'''
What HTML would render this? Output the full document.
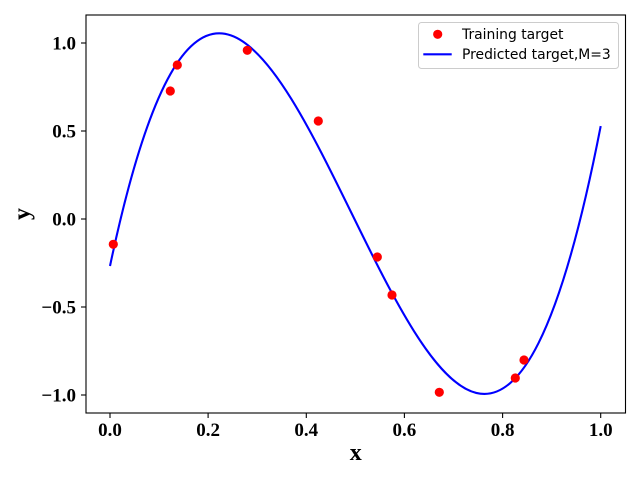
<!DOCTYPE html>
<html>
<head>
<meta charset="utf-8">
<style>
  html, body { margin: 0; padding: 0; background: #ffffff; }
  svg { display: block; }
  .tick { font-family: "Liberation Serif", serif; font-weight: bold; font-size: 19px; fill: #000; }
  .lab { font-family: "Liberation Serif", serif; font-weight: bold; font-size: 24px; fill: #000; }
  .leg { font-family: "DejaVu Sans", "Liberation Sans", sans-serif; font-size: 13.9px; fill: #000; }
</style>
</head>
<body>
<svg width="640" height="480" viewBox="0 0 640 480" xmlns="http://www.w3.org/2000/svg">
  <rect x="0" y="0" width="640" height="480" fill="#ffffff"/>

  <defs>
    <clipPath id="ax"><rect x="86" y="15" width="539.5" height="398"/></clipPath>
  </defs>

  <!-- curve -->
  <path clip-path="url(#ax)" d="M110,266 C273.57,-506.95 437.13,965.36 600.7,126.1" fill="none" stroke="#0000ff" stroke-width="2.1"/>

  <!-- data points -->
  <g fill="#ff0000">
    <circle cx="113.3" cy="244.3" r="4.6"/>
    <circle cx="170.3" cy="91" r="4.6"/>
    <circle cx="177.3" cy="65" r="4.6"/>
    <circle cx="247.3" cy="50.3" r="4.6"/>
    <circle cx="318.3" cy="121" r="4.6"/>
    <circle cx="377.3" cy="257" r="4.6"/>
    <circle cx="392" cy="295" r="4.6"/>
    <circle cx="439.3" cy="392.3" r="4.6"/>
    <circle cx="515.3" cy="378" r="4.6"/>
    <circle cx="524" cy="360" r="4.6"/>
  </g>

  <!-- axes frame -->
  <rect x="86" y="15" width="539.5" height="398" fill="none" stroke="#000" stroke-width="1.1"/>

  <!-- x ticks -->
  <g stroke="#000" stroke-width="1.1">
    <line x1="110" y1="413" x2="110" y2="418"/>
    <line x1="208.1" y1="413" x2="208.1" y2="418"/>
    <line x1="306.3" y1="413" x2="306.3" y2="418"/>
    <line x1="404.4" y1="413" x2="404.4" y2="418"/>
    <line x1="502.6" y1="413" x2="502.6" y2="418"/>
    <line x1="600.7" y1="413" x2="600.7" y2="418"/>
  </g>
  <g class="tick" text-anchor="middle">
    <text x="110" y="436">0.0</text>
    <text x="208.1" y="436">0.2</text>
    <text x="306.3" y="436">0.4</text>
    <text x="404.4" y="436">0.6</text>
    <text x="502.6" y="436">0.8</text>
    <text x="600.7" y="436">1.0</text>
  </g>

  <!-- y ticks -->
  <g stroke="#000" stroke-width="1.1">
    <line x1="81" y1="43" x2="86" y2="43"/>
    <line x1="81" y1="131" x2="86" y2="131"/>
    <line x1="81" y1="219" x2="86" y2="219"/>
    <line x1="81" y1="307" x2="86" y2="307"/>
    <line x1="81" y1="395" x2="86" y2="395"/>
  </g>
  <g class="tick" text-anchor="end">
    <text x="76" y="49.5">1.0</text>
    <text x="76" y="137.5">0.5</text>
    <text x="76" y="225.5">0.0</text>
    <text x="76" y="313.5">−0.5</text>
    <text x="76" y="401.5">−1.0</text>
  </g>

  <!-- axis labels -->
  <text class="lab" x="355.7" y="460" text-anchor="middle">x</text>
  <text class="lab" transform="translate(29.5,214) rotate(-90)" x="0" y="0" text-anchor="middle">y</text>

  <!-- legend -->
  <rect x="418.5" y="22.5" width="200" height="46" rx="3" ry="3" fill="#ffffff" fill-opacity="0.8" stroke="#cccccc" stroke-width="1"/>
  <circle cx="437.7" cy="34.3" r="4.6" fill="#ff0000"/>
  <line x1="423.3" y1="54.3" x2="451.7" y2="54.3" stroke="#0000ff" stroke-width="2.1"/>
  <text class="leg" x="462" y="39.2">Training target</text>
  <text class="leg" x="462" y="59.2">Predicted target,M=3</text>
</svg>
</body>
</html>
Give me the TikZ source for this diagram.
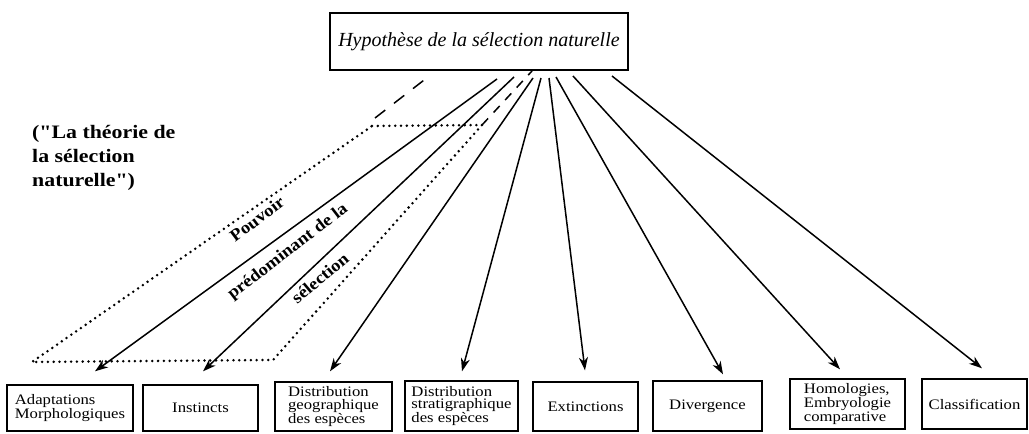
'''
'''
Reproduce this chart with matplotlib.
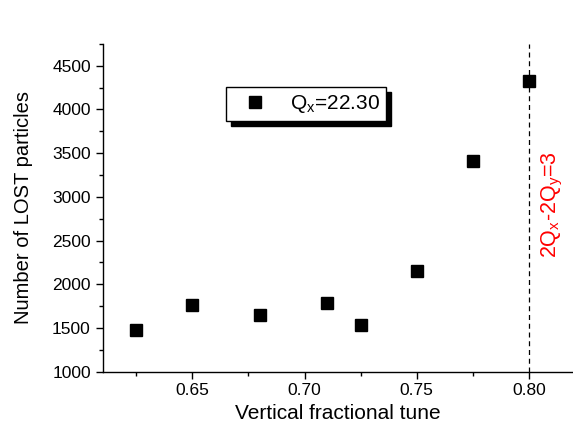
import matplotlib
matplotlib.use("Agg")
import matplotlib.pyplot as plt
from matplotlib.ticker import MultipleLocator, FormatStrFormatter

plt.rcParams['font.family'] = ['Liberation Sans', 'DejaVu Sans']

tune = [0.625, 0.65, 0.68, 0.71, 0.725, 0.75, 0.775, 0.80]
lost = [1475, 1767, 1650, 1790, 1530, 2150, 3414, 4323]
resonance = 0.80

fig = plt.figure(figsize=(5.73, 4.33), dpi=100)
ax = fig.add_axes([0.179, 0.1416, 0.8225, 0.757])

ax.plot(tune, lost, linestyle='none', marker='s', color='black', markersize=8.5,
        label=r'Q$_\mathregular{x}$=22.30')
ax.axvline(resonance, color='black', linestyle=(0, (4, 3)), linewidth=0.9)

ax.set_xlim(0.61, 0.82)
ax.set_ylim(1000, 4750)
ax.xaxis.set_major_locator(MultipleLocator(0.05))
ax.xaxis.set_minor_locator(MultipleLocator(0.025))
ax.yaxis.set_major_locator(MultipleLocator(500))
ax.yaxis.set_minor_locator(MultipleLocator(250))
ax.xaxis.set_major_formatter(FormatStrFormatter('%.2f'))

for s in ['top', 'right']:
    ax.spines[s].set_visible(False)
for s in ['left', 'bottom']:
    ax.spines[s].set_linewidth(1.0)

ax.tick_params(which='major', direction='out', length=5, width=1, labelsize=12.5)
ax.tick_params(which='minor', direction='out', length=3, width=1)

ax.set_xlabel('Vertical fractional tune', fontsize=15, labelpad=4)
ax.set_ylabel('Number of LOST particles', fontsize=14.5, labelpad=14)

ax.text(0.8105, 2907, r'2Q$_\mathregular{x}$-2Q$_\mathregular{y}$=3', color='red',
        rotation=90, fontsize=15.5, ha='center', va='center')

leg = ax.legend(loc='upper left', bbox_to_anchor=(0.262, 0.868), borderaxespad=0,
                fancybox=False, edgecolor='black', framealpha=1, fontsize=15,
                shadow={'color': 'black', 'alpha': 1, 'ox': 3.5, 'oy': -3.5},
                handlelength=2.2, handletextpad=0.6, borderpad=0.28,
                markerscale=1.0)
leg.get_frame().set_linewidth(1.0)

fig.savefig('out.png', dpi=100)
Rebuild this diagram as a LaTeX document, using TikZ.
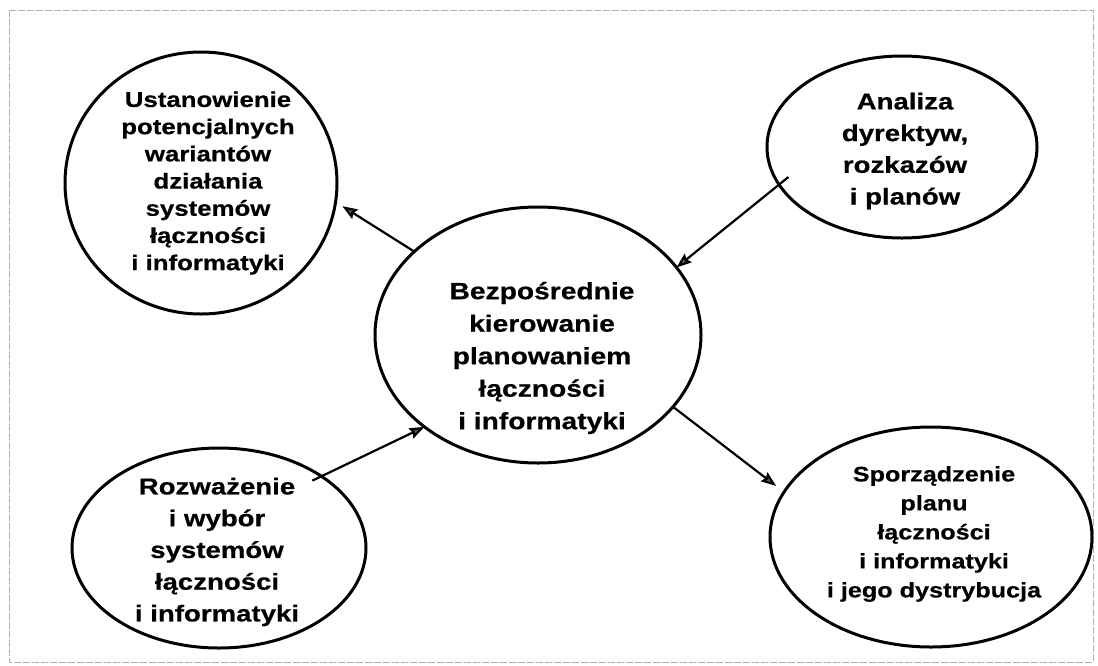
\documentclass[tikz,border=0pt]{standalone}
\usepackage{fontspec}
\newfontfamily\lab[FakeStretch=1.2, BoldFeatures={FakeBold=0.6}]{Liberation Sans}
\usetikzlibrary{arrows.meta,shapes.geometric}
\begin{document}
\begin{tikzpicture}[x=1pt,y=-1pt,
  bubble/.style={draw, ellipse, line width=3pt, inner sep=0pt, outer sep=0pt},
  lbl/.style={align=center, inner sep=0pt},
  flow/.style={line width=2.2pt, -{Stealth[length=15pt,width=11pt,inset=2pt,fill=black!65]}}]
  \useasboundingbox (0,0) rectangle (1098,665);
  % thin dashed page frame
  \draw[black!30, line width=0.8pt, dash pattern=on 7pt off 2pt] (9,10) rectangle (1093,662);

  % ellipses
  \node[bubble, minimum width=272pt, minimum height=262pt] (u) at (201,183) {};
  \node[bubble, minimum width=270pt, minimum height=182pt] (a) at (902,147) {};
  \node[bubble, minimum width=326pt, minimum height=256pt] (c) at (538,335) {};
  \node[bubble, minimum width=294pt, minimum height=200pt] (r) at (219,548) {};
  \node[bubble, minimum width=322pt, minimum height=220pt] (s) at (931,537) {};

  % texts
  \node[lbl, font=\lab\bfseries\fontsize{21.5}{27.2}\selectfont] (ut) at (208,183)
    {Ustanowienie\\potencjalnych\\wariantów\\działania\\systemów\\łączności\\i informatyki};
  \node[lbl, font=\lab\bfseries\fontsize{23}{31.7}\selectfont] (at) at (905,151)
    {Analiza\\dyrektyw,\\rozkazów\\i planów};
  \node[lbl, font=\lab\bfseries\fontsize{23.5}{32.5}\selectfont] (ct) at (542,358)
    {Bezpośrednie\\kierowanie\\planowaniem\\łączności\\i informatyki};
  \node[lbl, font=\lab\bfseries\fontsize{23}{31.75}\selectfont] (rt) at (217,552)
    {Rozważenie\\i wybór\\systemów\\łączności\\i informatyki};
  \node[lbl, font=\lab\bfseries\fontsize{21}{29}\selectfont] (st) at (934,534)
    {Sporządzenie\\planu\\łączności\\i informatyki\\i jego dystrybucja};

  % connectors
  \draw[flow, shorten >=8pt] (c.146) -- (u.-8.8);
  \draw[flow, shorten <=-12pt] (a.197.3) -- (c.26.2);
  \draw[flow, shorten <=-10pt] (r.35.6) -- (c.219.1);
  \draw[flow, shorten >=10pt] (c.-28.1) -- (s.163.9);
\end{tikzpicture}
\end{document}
'''
▶ [EXERCISE REQUIREMENTS] Each line in the entries above that includes the string "diagram" should be extracted.

▶ [RESULT]
Give me the TikZ source for this diagram.
Rebuild this diagram as a LaTeX document, using TikZ.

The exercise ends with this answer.